I have a love-hate relationship with DNN.
There's a pain related with the skins…
DNN, like virtually all content management systems, relies of “skins” to determine the fonts, colors and layout of a website. The cool thing about skins in DNN is that if you set things up in a standard manner you can effortlessly change skins and transform the look of your site. But in a world of increasingly sophisticated web sites and full-fledged web apps, that turns out to be a big “if.”
Once you are in non-standard territory, you either have to find a skin that is doing almost exactly what you want to do, do an extreme customization on an existing skin or (more efficiently, perhaps) build it from scratch. Very quickly, the awesome thing is gone and the wonderful content management advantages of DNN begin to seem questionable.
Building a DNN skin entirely from scratch, to a person who knows what they are doing, may make technical sense. By starting clean you can minimize the amount of code that the skin uses and the conflicts that can arise with other people’s code. On the other hand, if you are the person paying for that developer’s time and having to budget for every feature you want included, the process can quickly become time-consuming and expensive. I think that’s exactly the opposite of what people choose DNN.

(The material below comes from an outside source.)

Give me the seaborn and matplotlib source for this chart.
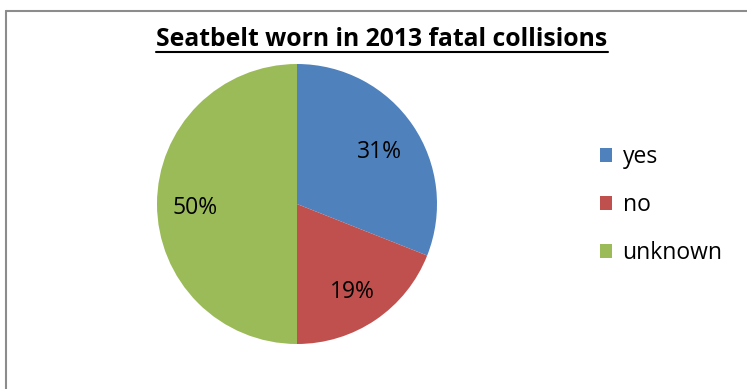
import matplotlib
matplotlib.use("Agg")
import matplotlib.pyplot as plt
import seaborn as sns
from matplotlib.lines import Line2D
from matplotlib.patches import Patch

categories = ["yes", "no", "unknown"]
values = [31, 19, 50]
colors = ["#4F81BD", "#C0504D", "#9BBB59"]
title = "Seatbelt worn in 2013 fatal collisions"

sns.set_theme(style="white")
plt.rcParams['font.family'] = ['Open Sans', 'DejaVu Sans']

W, H = 747, 389
fig = plt.figure(figsize=(W / 100, H / 100), dpi=100)
fig.patch.set_facecolor("white")

cx, cy, r = 297, 204, 140
ax = fig.add_axes([(cx - r) / W, (H - cy - r) / H, 2 * r / W, 2 * r / H])
pal = sns.color_palette(colors)
wedges, texts, autotexts = ax.pie(
    values, colors=pal, startangle=90, counterclock=False,
    autopct=lambda p: f"{p:.0f}%", pctdistance=0.72,
    wedgeprops=dict(linewidth=0), textprops=dict(fontsize=16.5, color="black"))
for at in autotexts:
    x, y = at.get_position()
    at.set_position((x - 0.01, y - 0.03))
ax.set_aspect("equal")
ax.set_xlim(-1, 1)
ax.set_ylim(-1, 1)

# chart border (top and left visible)
fig.add_artist(Line2D([6 / W, 6 / W], [0, 1 - 11 / H], transform=fig.transFigure,
                      color="#8c8c8c", linewidth=1.5))
fig.add_artist(Line2D([6 / W, 1], [1 - 11 / H, 1 - 11 / H], transform=fig.transFigure,
                      color="#8c8c8c", linewidth=1.5))

t = fig.text(382 / W, 1 - 39 / H, title, ha="center", va="center",
             fontsize=17.8, fontweight="bold", color="black")
fig.canvas.draw()
bb = t.get_window_extent(fig.canvas.get_renderer())
uy = bb.y0 - 0.5
fig.add_artist(Line2D([bb.x0 / W, bb.x1 / W], [uy / H, uy / H], transform=fig.transFigure,
                      color="black", linewidth=1.5))

handles = [Patch(facecolor=c, edgecolor="none") for c in pal]
leg = fig.legend(handles, categories, loc="center left",
                 bbox_to_anchor=(579 / W, 1 - 205 / H), frameon=False,
                 fontsize=16.5, handlelength=0.55, handleheight=0.55, handletextpad=0.45,
                 labelspacing=1.05)
for txt in leg.get_texts():
    txt.set_color("black")

fig.savefig("out.png", dpi=100)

Several times I’ve tried to find a DNN skin that does most of what I need and customize the rest. I was hoping to preserve all of the design and interaction goodness in my chosen skin. But in actual practices the demos of skin and what they look like as a raw install was strikingly different. There is a huge disjunction between the demos of the popular premium (i.e. paid) skins and what your initial install might look like.
Unfortunately I don’t have the time needed to do something as simple as recreate the demo, working with shortcodes and so on.
It would be great to exist an easy way to customize the skins.